Ao observar esse comportamento inúmeras pessoas optam por retirar recursos das cadernetas e comprar bens, normalmente, bens duráveis.
Um outro fator que estimula a demanda refere-se ao melhor planejamento que podemos fazer quando a inflação é relativamente baixa. A possibilidade de utilizarmos prestações fixas e sua adequação dentro do nosso orçamento explicam o aumento nas compras de bens duráveis.
Assim, a medida em que julgamos que o valor dessas prestações são adequadas dentro do nosso orçamento, podemos optar pela compra de um determinado bem.

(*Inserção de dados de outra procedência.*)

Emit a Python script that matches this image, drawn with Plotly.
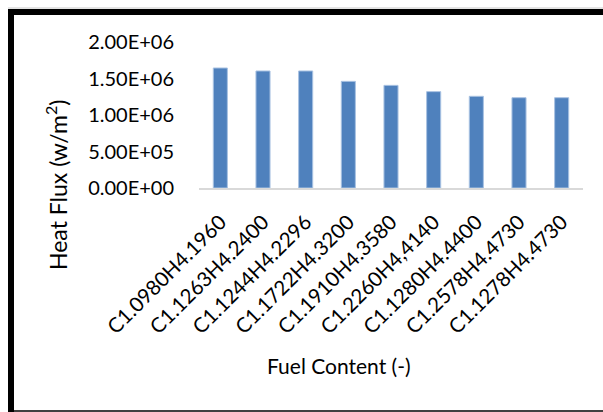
import plotly.graph_objects as go

# Fuel compositions and the heat flux measured for each
fuel_labels = [
    "C1.0980H4.1960", "C1.1263H4.2400", "C1.1244H4.2296", "C1.1722H4.3200",
    "C1.1910H4.3580", "C1.2260H4,4140", "C1.1280H4.4400", "C1.2578H4.4730",
    "C1.1278H4.4730",
]
heat_flux = [1.644e6, 1.603e6, 1.603e6, 1.461e6, 1.406e6, 1.320e6, 1.256e6, 1.237e6, 1.237e6]
y_ticks = [0, 5e5, 1e6, 1.5e6, 2e6]
y_tick_text = ["0.00E+00", "5.00E+05", "1.00E+06", "1.50E+06", "2.00E+06"]

W, H = 603, 412
L, R, T, B = 199, 583, 42, 188  # plot area in pixels
FONT = "Lato"


def px(x):
    return (x - L) / (R - L)


def py(y):
    return (B - y) / (B - T)


fig = go.Figure(go.Bar(
    x=fuel_labels,
    y=heat_flux,
    marker=dict(color="#4f81bd", line=dict(color="#a9c2e2", width=1)),
))

shapes = [
    # outer frame: thick top and left edges, thin bottom edge
    dict(type="line", xref="paper", yref="paper", x0=px(8), x1=px(603), y0=py(8), y1=py(8),
         line=dict(color="#c8c8c8", width=1)),
    dict(type="line", xref="paper", yref="paper", x0=px(8), x1=px(603), y0=py(12), y1=py(12),
         line=dict(color="black", width=6)),
    dict(type="line", xref="paper", yref="paper", x0=px(11), x1=px(11), y0=py(9), y1=py(412),
         line=dict(color="black", width=6)),
    dict(type="line", xref="paper", yref="paper", x0=px(14), x1=px(603), y0=py(411), y1=py(411),
         line=dict(color="#404040", width=2)),
]

annotations = [
    dict(text="Heat Flux (w/m<sup>2</sup>)", xref="paper", yref="paper",
         x=px(56), y=py(185), xanchor="center", yanchor="middle",
         textangle=-90, showarrow=False,
         font=dict(family=FONT, size=23, color="black")),
    dict(text="Fuel Content (-)", xref="paper", yref="paper",
         x=px(339), y=py(365), xanchor="center", yanchor="middle", showarrow=False,
         font=dict(family=FONT, size=21, color="black")),
]

fig.update_layout(
    width=W, height=H,
    margin=dict(l=L, r=W - R, t=T, b=H - B, pad=0),
    paper_bgcolor="white", plot_bgcolor="white",
    bargap=0.67,
    showlegend=False,
    shapes=shapes,
    annotations=annotations,
    font=dict(family=FONT, size=20, color="black"),
)
fig.update_xaxes(
    tickangle=-45, showline=True, linecolor="#d9d9d9", linewidth=2,
    showgrid=False, ticks="", ticklabelstandoff=12,
    tickfont=dict(family=FONT, size=20.5, color="black"),
)
fig.update_yaxes(
    range=[0, 2e6], tickvals=y_ticks, ticktext=y_tick_text,
    showgrid=False, zeroline=False, showline=False, ticks="",
    ticklabelstandoff=24,
    tickfont=dict(family=FONT, size=20, color="black"),
)

fig.write_html("out.html")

E, neste caso, não adianta elevarmos os juros, pois, dada nossa memória inflacionária, o que guia a decisão das compras é a noção de que as prestações serão fixas e de outro a insegurança de que eventualmente os preços podem se elevar no futuro próximo.
Evidentemente, os responsáveis pela condução da política econômica preocupam-se com esse fato, dado que eles se traduzem em pressões inflacionárias.

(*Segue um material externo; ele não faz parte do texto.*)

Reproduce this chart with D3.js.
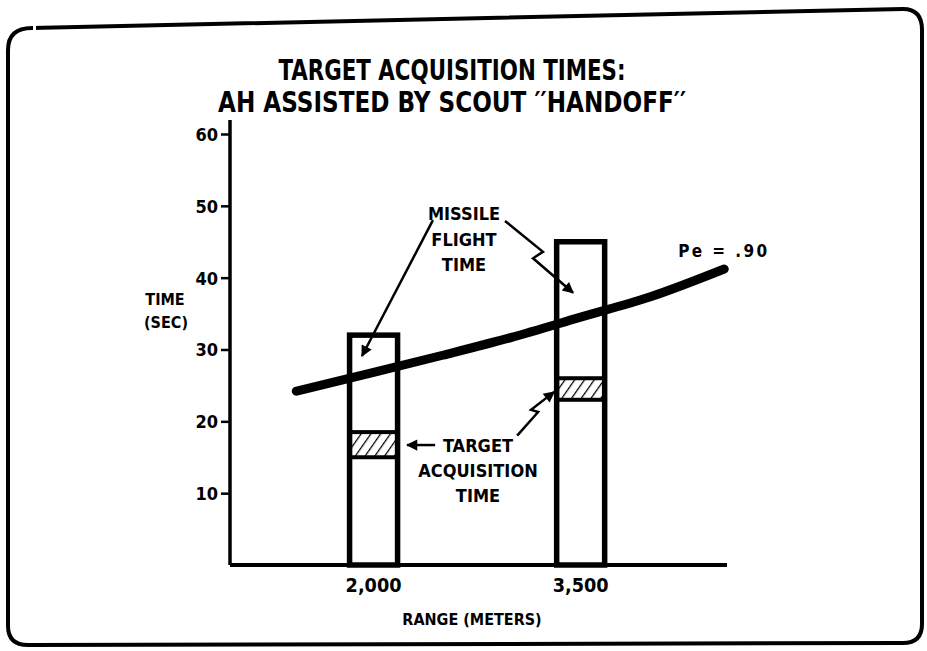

O aumento do compulsório adotado recentemente vai nessa direção de conter o aumento da demanda de duráveis. Por outro lado procura-se induzir os consumidores à postergar suas compras e estimula-los à aplicarem os recursos no mercado financeiro.
Essa estratégia de se procurar conter a demanda não nos parece a mais apropriada. temos de considerar que o aumento da demanda não é tão elevado a ponto de colocar em risco o plano.
Por outro lado, quando os consumidores optam pela compra de um determinado bem, o fazem de uma maneira bastante racional, através das informações obtidas, de suas experiências passadas, sua restrição orçamentária e especialmente, as expectativas que possuem com relação ao comportamento futuro dos preços.
Assim, parece ser mais apropriado adotar medidas que elevem a oferta desse bens duráveis do que tentar conter a demanda oriunda dos milhões de consumidores.
Esse mecanismo de elevação da oferta pode ser obtido, sem grande pressões inflacionárias, se considerarmos o excesso de capacidade ociosa existente em nossa economia.
Por outro lado, não podemos esquecer que os bens duráveis são produzidos em mercados oligopolizados (um pequeno número de grandes empresas responde por parcela substancial da produção).
Assim, parece-nos muito mais razoável coordenar as decisões desse pequeno número de empresários (através, por exemplo, das câmara setoriais) com o objetivo último de elevar à produção, do que propriamente conter a demanda.